#### Work instructions
Take every line from the material that has the word "this" in it.
▼
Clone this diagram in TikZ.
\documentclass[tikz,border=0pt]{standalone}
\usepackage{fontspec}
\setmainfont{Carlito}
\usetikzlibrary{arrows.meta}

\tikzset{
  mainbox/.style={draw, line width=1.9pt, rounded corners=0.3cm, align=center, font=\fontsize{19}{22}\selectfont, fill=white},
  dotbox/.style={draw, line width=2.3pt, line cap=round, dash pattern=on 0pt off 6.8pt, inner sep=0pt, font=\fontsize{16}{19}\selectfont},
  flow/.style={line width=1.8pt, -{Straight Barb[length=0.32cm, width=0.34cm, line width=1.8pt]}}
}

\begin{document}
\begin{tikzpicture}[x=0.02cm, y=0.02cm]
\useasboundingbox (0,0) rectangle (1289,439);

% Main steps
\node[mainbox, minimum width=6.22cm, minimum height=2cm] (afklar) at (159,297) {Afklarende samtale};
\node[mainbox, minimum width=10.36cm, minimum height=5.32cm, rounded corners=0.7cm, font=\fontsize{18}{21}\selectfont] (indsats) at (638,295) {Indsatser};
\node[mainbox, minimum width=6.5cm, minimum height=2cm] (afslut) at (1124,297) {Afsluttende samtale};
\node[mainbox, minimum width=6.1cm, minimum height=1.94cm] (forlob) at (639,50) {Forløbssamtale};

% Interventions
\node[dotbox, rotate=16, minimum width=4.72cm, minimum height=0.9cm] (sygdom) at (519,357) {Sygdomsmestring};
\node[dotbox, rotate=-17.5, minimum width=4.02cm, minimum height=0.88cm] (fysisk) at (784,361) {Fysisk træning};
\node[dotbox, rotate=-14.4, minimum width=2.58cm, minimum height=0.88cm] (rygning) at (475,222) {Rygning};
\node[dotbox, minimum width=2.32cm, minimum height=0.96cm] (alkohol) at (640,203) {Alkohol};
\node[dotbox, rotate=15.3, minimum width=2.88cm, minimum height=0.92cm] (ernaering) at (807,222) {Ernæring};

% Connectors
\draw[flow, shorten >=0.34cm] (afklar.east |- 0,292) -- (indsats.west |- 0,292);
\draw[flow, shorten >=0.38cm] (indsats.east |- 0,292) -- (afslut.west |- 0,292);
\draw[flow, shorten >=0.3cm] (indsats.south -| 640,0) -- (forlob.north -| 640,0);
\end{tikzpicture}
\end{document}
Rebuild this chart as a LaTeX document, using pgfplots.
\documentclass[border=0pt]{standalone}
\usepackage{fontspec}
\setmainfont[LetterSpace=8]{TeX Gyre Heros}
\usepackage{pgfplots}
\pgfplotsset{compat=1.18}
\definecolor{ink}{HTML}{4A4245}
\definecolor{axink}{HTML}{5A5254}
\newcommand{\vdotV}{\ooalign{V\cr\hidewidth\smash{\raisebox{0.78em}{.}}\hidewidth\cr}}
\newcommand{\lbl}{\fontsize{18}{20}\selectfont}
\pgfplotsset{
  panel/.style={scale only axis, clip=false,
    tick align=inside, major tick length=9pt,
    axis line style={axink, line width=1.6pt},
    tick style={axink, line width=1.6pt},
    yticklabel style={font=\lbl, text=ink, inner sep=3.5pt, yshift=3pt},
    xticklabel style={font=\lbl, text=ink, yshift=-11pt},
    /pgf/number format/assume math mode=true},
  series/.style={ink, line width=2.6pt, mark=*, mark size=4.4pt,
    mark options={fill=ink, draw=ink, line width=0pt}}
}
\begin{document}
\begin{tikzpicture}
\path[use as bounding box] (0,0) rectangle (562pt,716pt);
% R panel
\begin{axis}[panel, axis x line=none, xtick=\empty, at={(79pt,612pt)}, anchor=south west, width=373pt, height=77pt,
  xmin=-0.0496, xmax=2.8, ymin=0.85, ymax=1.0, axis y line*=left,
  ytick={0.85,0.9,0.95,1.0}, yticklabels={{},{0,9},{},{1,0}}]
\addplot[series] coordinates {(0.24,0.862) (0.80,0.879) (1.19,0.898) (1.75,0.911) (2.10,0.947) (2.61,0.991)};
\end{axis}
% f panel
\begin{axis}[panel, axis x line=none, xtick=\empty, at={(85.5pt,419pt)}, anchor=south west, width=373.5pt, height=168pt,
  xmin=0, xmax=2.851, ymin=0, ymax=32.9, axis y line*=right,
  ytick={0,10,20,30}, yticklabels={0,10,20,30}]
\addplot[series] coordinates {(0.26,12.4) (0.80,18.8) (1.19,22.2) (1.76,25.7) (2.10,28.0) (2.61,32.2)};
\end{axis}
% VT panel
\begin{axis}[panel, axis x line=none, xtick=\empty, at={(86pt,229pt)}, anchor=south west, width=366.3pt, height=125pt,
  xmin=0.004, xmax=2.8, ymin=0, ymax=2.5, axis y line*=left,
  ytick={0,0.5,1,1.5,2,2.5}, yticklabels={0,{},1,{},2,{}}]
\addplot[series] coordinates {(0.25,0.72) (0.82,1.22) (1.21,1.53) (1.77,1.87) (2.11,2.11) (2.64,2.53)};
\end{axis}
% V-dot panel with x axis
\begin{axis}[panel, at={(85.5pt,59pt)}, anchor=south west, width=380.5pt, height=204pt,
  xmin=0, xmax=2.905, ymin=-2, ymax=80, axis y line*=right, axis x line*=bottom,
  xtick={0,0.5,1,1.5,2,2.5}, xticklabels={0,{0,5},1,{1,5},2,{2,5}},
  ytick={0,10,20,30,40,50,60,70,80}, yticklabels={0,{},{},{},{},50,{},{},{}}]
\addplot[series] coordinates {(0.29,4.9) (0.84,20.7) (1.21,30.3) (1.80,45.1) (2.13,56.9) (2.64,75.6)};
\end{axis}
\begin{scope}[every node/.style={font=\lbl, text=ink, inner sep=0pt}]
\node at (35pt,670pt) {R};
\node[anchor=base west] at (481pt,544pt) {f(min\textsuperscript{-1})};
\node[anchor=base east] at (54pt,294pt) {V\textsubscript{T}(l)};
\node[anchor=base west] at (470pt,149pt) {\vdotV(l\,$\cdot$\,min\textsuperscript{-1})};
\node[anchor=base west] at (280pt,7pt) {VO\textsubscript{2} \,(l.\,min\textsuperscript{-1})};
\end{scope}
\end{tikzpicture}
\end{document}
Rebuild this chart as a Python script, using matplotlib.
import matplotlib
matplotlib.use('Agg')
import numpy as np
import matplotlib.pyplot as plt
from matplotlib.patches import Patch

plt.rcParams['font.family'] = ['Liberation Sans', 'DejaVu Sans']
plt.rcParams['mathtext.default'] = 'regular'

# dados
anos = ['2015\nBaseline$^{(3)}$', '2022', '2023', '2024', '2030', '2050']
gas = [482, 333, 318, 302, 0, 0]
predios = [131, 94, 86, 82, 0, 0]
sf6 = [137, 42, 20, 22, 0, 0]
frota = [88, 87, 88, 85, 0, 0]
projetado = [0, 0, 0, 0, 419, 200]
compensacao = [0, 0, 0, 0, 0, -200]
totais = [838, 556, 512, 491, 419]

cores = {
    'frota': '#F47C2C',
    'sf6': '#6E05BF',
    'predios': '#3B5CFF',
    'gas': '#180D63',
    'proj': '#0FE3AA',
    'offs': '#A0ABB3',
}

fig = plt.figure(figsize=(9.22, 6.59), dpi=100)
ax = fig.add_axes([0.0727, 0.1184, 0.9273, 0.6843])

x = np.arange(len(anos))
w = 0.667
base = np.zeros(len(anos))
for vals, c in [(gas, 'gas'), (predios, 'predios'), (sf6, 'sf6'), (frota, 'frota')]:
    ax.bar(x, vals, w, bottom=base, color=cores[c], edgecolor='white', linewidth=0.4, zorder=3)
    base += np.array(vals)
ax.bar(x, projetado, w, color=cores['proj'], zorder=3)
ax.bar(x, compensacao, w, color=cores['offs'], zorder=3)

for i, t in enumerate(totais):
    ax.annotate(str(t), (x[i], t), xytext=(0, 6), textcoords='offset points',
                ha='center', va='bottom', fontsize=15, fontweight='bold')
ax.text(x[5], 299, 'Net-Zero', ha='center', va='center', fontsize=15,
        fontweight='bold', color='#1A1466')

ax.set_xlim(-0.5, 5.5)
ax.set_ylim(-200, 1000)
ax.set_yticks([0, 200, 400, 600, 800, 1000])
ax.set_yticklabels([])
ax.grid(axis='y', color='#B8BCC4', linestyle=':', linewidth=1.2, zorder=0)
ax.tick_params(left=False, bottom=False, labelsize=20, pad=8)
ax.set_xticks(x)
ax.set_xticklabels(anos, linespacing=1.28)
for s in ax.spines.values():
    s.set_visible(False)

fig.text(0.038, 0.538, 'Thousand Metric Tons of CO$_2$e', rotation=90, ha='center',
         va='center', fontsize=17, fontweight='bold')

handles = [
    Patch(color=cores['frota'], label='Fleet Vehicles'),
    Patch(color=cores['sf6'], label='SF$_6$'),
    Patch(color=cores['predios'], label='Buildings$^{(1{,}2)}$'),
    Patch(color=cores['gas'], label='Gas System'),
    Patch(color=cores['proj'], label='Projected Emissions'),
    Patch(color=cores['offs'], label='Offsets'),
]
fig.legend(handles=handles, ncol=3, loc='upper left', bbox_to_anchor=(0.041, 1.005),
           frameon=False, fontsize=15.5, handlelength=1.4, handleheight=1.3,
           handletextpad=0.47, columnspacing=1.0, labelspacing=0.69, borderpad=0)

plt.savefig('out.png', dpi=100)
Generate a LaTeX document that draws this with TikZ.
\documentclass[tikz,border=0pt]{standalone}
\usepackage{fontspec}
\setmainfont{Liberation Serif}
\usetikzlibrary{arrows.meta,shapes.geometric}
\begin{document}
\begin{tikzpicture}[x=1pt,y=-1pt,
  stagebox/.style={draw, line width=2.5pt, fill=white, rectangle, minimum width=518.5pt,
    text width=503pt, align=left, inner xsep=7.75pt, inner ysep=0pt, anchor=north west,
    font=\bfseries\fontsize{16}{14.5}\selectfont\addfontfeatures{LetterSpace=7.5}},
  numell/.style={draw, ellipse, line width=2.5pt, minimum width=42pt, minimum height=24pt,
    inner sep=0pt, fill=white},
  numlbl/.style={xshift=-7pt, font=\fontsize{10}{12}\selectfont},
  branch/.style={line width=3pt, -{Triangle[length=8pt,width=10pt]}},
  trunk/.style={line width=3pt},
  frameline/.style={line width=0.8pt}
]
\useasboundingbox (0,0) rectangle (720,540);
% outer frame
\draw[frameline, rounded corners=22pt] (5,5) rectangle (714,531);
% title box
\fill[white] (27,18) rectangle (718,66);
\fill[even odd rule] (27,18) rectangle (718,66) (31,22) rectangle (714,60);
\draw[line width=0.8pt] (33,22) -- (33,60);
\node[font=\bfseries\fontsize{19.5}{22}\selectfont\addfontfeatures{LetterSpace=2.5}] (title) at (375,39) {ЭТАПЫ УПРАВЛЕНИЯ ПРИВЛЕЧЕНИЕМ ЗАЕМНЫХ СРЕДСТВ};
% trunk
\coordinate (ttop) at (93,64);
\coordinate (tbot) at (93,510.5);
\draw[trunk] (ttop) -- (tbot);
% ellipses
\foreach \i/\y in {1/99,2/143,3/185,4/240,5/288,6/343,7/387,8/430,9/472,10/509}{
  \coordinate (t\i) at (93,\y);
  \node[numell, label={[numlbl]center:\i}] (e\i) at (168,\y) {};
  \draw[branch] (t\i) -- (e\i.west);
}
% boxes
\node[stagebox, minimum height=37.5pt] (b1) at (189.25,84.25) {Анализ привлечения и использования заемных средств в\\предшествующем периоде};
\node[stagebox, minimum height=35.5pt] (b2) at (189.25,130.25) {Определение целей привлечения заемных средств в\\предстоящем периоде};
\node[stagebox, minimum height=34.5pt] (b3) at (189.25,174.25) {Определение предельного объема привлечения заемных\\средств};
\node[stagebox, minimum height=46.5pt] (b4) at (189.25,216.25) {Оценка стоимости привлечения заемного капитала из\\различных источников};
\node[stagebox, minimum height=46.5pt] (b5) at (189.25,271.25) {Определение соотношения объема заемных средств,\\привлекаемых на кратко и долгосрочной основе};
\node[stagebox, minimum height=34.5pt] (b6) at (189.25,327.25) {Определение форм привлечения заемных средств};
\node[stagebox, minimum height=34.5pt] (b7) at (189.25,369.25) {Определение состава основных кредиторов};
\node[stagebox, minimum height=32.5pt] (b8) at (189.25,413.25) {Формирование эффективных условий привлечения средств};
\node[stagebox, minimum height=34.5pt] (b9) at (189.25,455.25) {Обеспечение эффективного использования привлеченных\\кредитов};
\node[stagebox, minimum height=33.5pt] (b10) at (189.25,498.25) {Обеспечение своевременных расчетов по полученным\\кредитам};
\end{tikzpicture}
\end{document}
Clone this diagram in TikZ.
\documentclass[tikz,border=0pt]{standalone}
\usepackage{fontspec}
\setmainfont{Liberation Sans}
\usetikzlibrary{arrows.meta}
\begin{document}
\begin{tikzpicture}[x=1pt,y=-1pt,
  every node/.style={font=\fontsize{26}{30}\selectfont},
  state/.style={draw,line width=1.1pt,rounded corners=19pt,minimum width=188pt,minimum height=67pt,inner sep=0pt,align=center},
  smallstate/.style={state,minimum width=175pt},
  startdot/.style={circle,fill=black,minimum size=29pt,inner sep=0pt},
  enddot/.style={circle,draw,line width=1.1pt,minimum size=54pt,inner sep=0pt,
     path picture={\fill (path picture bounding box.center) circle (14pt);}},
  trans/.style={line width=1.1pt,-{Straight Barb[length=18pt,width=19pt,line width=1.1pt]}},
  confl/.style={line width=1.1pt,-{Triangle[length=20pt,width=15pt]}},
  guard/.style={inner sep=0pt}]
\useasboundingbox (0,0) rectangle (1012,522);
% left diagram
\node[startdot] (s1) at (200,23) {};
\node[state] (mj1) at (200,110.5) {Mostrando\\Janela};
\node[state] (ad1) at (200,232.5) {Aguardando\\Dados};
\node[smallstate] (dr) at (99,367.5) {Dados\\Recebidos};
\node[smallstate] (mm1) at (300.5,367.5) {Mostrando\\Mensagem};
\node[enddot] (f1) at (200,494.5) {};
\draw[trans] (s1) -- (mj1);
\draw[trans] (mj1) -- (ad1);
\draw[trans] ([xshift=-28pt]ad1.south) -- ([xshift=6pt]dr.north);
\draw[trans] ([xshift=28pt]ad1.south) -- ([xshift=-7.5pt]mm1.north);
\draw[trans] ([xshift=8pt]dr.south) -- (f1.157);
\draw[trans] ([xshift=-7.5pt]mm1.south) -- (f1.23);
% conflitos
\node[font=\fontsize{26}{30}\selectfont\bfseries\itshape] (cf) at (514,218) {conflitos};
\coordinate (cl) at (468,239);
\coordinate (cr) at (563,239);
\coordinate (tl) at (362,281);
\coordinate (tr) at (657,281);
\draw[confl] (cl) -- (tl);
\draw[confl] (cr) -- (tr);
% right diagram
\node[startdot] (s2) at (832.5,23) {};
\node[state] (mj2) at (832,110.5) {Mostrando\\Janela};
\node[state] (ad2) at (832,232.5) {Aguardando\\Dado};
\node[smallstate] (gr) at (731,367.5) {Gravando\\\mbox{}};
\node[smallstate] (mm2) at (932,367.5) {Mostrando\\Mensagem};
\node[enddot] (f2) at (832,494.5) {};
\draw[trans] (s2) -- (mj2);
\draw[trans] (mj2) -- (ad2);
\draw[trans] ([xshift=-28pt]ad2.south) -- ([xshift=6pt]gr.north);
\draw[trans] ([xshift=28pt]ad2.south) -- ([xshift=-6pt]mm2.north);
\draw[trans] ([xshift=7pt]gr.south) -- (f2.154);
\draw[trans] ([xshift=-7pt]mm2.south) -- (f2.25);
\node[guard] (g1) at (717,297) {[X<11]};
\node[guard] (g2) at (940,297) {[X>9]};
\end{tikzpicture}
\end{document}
▲
#### Correct output
Clone this diagram in TikZ.
Rebuild this chart as a LaTeX document, using pgfplots.
Rebuild this chart as a Python script, using matplotlib.
Generate a LaTeX document that draws this with TikZ.
Clone this diagram in TikZ.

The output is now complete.